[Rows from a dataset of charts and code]

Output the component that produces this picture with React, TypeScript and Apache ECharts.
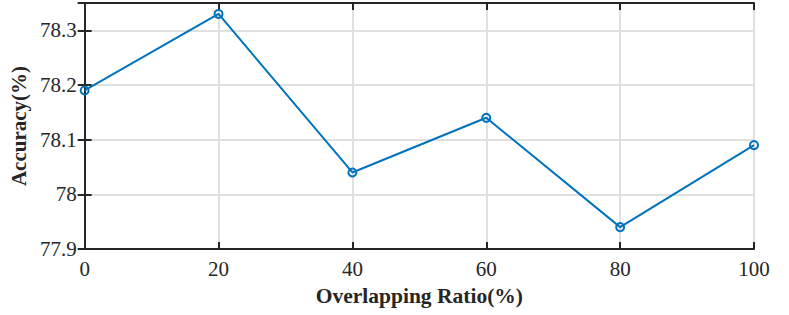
import React, { useEffect, useRef } from "react";
import * as echarts from "echarts";

const ratios = [0, 20, 40, 60, 80, 100];
const accuracy = [78.19, 78.33, 78.04, 78.14, 77.94, 78.09];
const xTitle = "Overlapping Ratio(%)";
const yTitle = "Accuracy(%)";

const FONT = "'Liberation Serif', 'Times New Roman', Times, serif";
const AXIS = "#262626";
const GRID = "#e0e0e0";
const BLUE = "#0072BD";

export default function App() {
  const ref = useRef<HTMLDivElement>(null);
  useEffect(() => {
    if (!ref.current) return;
    const chart = echarts.init(ref.current, undefined, { renderer: "svg" });
    const fmtY = (v: number) => String(parseFloat(v.toFixed(1)));
    chart.setOption({
      animation: false,
      backgroundColor: "#ffffff",
      textStyle: { fontFamily: FONT },
      grid: { left: 81, top: 3, right: 35, bottom: 66, containLabel: false },
      xAxis: [
        {
          type: "value",
          min: 0,
          max: 100,
          interval: 20,
          name: xTitle,
          nameLocation: "middle",
          nameGap: 36,
          nameTextStyle: { fontFamily: FONT, fontSize: 21.5, fontWeight: "bold", color: AXIS },
          axisLine: { show: true, lineStyle: { color: AXIS, width: 2 } },
          axisTick: { show: true, inside: true, length: 7, lineStyle: { color: AXIS, width: 2 } },
          axisLabel: { fontFamily: FONT, fontSize: 21, color: AXIS, margin: 9 },
          splitLine: { show: true, lineStyle: { color: GRID, width: 2 } },
        },
        {
          type: "value",
          position: "top",
          min: 0,
          max: 100,
          interval: 20,
          axisLine: { show: true, lineStyle: { color: AXIS, width: 2 } },
          axisTick: { show: true, inside: true, length: 7, lineStyle: { color: AXIS, width: 2 } },
          axisLabel: { show: false },
          splitLine: { show: false },
        },
      ],
      yAxis: [
        {
          type: "value",
          min: 77.9,
          max: 78.35,
          interval: 0.1,
          name: yTitle,
          nameLocation: "middle",
          nameGap: 54,
          nameRotate: 90,
          nameTextStyle: { fontFamily: FONT, fontSize: 21, fontWeight: "bold", color: AXIS },
          axisLine: { show: true, lineStyle: { color: AXIS, width: 2 } },
          axisTick: { show: true, inside: true, length: 7, lineStyle: { color: AXIS, width: 2 } },
          axisLabel: {
            fontFamily: FONT,
            fontSize: 21,
            color: AXIS,
            margin: 8,
            showMaxLabel: false,
            formatter: (v: number) => fmtY(v),
          },
          splitLine: { show: true, lineStyle: { color: GRID, width: 2 } },
        },
        {
          type: "value",
          position: "right",
          min: 77.9,
          max: 78.35,
          interval: 0.1,
          axisLine: { show: true, lineStyle: { color: AXIS, width: 2 } },
          axisTick: { show: true, inside: true, length: 7, lineStyle: { color: AXIS, width: 2 } },
          axisLabel: { show: false },
          splitLine: { show: false },
        },
      ],
      series: [
        {
          type: "line",
          xAxisIndex: 0,
          yAxisIndex: 0,
          data: ratios.map((r, i) => [r, accuracy[i]]),
          color: BLUE,
          lineStyle: { color: BLUE, width: 2 },
          symbol: "circle",
          symbolSize: 8,
          itemStyle: { color: "rgba(255,255,255,0)", borderColor: BLUE, borderWidth: 2 },
          z: 5,
        },
      ],
    });
    return () => chart.dispose();
  }, []);
  return <div ref={ref} style={{ width: 789, height: 315, position: "absolute", left: 0, top: 0 }} />;
}
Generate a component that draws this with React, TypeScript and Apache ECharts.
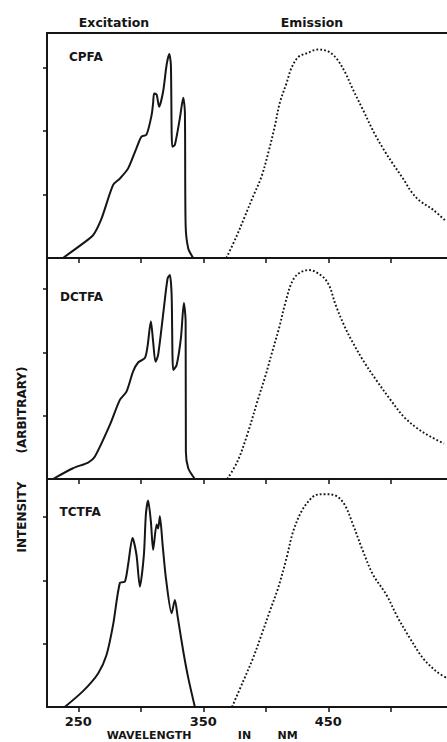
import React, { useEffect, useRef } from "react";
import * as echarts from "echarts";

// Wavelength axis (nm)
const xMin = 225;
const xMax = 545;
const xTickValues = [250, 300, 350, 400, 450, 500];
const xLabelValues = [250, 350, 450];
const yTickValues = [1, 2, 3];
const panelYMax = [3.54, 3.49, 3.6];
const panelNames = ["CPFA", "DCTFA", "TCTFA"];

// [wavelength nm, intensity (arbitrary)]
const cpfaExcitation = [
  [237.8, 0], [253.8, 0.23], [261.9, 0.36], [268.6, 0.62], [277.9, 1.15], [283.3, 1.25],
  [289.9, 1.41], [296.6, 1.73], [300.6, 1.91], [304.6, 1.94], [308.7, 2.25], [309.9, 2.44],
  [310.7, 2.59], [312.7, 2.57], [314.7, 2.38], [317.9, 2.62], [320.7, 3.04], [322.8, 3.21],
  [324.1, 3.04], [325.2, 1.75], [327.3, 1.78], [331.3, 2.2], [334.0, 2.52], [335.3, 2.3],
  [335.9, 0.52], [338.0, 0.15], [342.0, 0],
];
const cpfaEmission = [
  [368.5, 0], [376.6, 0.34], [383.2, 0.65], [389.9, 0.97], [396.6, 1.28], [402.6, 1.7],
  [407.2, 2.07], [411.2, 2.44], [416.6, 2.75], [420.6, 2.99], [425.9, 3.16], [432.6, 3.22],
  [441.9, 3.28], [449.9, 3.25], [456.6, 3.14], [463.2, 2.93], [469.8, 2.65], [477.8, 2.33],
  [487.2, 1.95], [495.2, 1.68], [501.8, 1.48], [509.8, 1.25], [516.6, 1.04], [523.2, 0.9],
  [533.8, 0.76], [544.6, 0.57],
];
const dctfaExcitation = [
  [229.8, 0], [245.8, 0.17], [257.9, 0.26], [263.2, 0.35], [275.2, 0.85], [283.3, 1.25],
  [288.6, 1.38], [293.9, 1.7], [297.9, 1.84], [303.3, 1.91], [305.4, 2.09], [308.1, 2.49],
  [309.9, 2.17], [311.8, 1.85], [313.9, 1.96], [318.5, 2.7], [321.5, 3.17], [323.3, 3.22],
  [324.7, 2.91], [326.0, 1.72], [328.7, 1.8], [332.1, 2.22], [334.5, 2.78], [335.9, 2.49],
  [336.1, 0.43], [338.0, 0.17], [343.3, 0],
];
const dctfaEmission = [
  [369.2, 0], [377.2, 0.27], [385.2, 0.7], [393.2, 1.22], [399.9, 1.64], [405.2, 2.01],
  [410.6, 2.38], [415.9, 2.8], [421.2, 3.12], [426.6, 3.25], [434.6, 3.3], [445.2, 3.2],
  [450.6, 3.06], [455.9, 2.75], [462.6, 2.43], [469.2, 2.17], [478.6, 1.85], [489.2, 1.54],
  [499.8, 1.25], [510.6, 0.98], [521.2, 0.8], [531.8, 0.67], [542.6, 0.56],
];
const tctfaExcitation = [
  [239.2, 0], [253.8, 0.25], [265.9, 0.53], [272.6, 0.82], [277.9, 1.3], [283.3, 1.96],
  [287.3, 1.98], [289.9, 2.25], [293.4, 2.67], [296.6, 2.4], [299.3, 1.9], [302.5, 2.4],
  [304.1, 3.04], [305.9, 3.26], [308.1, 2.93], [309.9, 2.48], [312.7, 2.88], [313.9, 2.82],
  [315.3, 3.01], [317.5, 2.56], [320.1, 2.04], [324.7, 1.48], [327.3, 1.69], [329.5, 1.43],
  [334.0, 0.88], [338.0, 0.46], [343.3, 0],
];
const tctfaEmission = [
  [373, 0], [381.8, 0.4], [389.8, 0.77], [396.6, 1.14], [403.2, 1.51], [409.9, 1.88],
  [416.6, 2.35], [421.9, 2.77], [428.6, 3.09], [435.2, 3.27], [440.6, 3.35], [448.6, 3.36],
  [456.6, 3.33], [463.2, 3.19], [469.8, 2.88], [477.8, 2.46], [485.8, 2.09], [496.6, 1.77],
  [504.6, 1.45], [515.2, 1.09], [525.8, 0.77], [536.6, 0.56], [544.6, 0.46],
];

const excitationSets = [cpfaExcitation, dctfaExcitation, tctfaExcitation];
const emissionSets = [cpfaEmission, dctfaEmission, tctfaEmission];

const INK = "#151515";
const FONT = "DejaVu Sans";

export default function App() {
  const ref = useRef<HTMLDivElement>(null);

  useEffect(() => {
    if (!ref.current) return;
    const chart = echarts.init(ref.current, undefined, { renderer: "svg" });

    const grids = [
      { left: 47, right: 0, top: 33, height: 225 },
      { left: 47, right: 0, top: 258, height: 221 },
      { left: 47, right: 0, top: 479, height: 228 },
    ].map((g) => ({ ...g, outerBoundsMode: "none", containLabel: false }));

    const xAxes: any[] = [0, 1, 2].map((i) => ({
      type: "value",
      gridIndex: i,
      min: xMin,
      max: xMax,
      position: "bottom",
      axisLine: { show: true, onZero: false, lineStyle: { color: INK, width: 2 } },
      axisTick: {
        show: true,
        inside: false,
        length: 5,
        customValues: xTickValues,
        lineStyle: { color: INK, width: 1.5 },
      },
      axisLabel: {
        show: i === 2,
        customValues: xLabelValues,
        margin: 8,
        color: INK,
        fontFamily: FONT,
        fontWeight: "bold",
        fontSize: 13,
      },
      splitLine: { show: false },
    }));
    xAxes.push({
      type: "value",
      gridIndex: 0,
      min: xMin,
      max: xMax,
      position: "top",
      axisLine: { show: true, onZero: false, lineStyle: { color: INK, width: 2 } },
      axisTick: { show: false },
      axisLabel: { show: false },
      splitLine: { show: false },
    });

    const yAxes = [0, 1, 2].map((i) => ({
      type: "value",
      gridIndex: i,
      min: 0,
      max: panelYMax[i],
      axisLine: { show: true, onZero: false, lineStyle: { color: INK, width: 2 } },
      axisTick: {
        show: true,
        inside: false,
        length: 4,
        customValues: yTickValues,
        lineStyle: { color: INK, width: 1.5 },
      },
      axisLabel: { show: false },
      splitLine: { show: false },
    }));

    const series: any[] = [];
    [0, 1, 2].forEach((i) => {
      series.push({
        type: "line",
        name: panelNames[i] + " excitation",
        xAxisIndex: i,
        yAxisIndex: i,
        data: excitationSets[i],
        showSymbol: false,
        smooth: 0.25,
        lineStyle: { color: INK, width: 2 },
      });
      series.push({
        type: "line",
        name: panelNames[i] + " emission",
        xAxisIndex: i,
        yAxisIndex: i,
        data: emissionSets[i],
        showSymbol: false,
        smooth: 0.35,
        lineStyle: { color: INK, width: 1.9, type: [1.8, 2.1] },
      });
    });

    const txt = (text: string, x: number, y: number, size: number, align = "left", rotation = 0) => ({
      type: "text",
      x,
      y,
      rotation,
      style: {
        text,
        fill: INK,
        fontFamily: FONT,
        fontWeight: "bold",
        fontSize: size,
        align,
        verticalAlign: "middle",
      },
    });

    chart.setOption({
      animation: false,
      backgroundColor: "#ffffff",
      grid: grids,
      xAxis: xAxes,
      yAxis: yAxes,
      series,
      graphic: [
        txt("Excitation", 114, 22, 12.5, "center"),
        txt("Emission", 312, 22, 12.5, "center"),
        txt(panelNames[0], 69, 57, 12),
        txt(panelNames[1], 60, 297, 12),
        txt(panelNames[2], 59.5, 511.5, 12),
        txt("INTENSITY", 22, 517, 12, "center", Math.PI / 2),
        txt("(ARBITRARY)", 22, 410, 12, "center", Math.PI / 2),
        txt("WAVELENGTH", 149, 735, 11, "center"),
        txt("IN", 244.5, 735, 11, "center"),
        txt("NM", 287.5, 735, 11, "center"),
      ],
    });

    return () => chart.dispose();
  }, []);

  return (
    <div
      ref={ref}
      style={{ position: "fixed", left: 0, top: 0, width: 447, height: 742, background: "#fff" }}
    />
  );
}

The exercise
Using the listing, collect all lines in which the string "TypeScript" is found.

The output
Output the component that produces this picture with React, TypeScript and Apache ECharts.
Generate a component that draws this with React, TypeScript and Apache ECharts.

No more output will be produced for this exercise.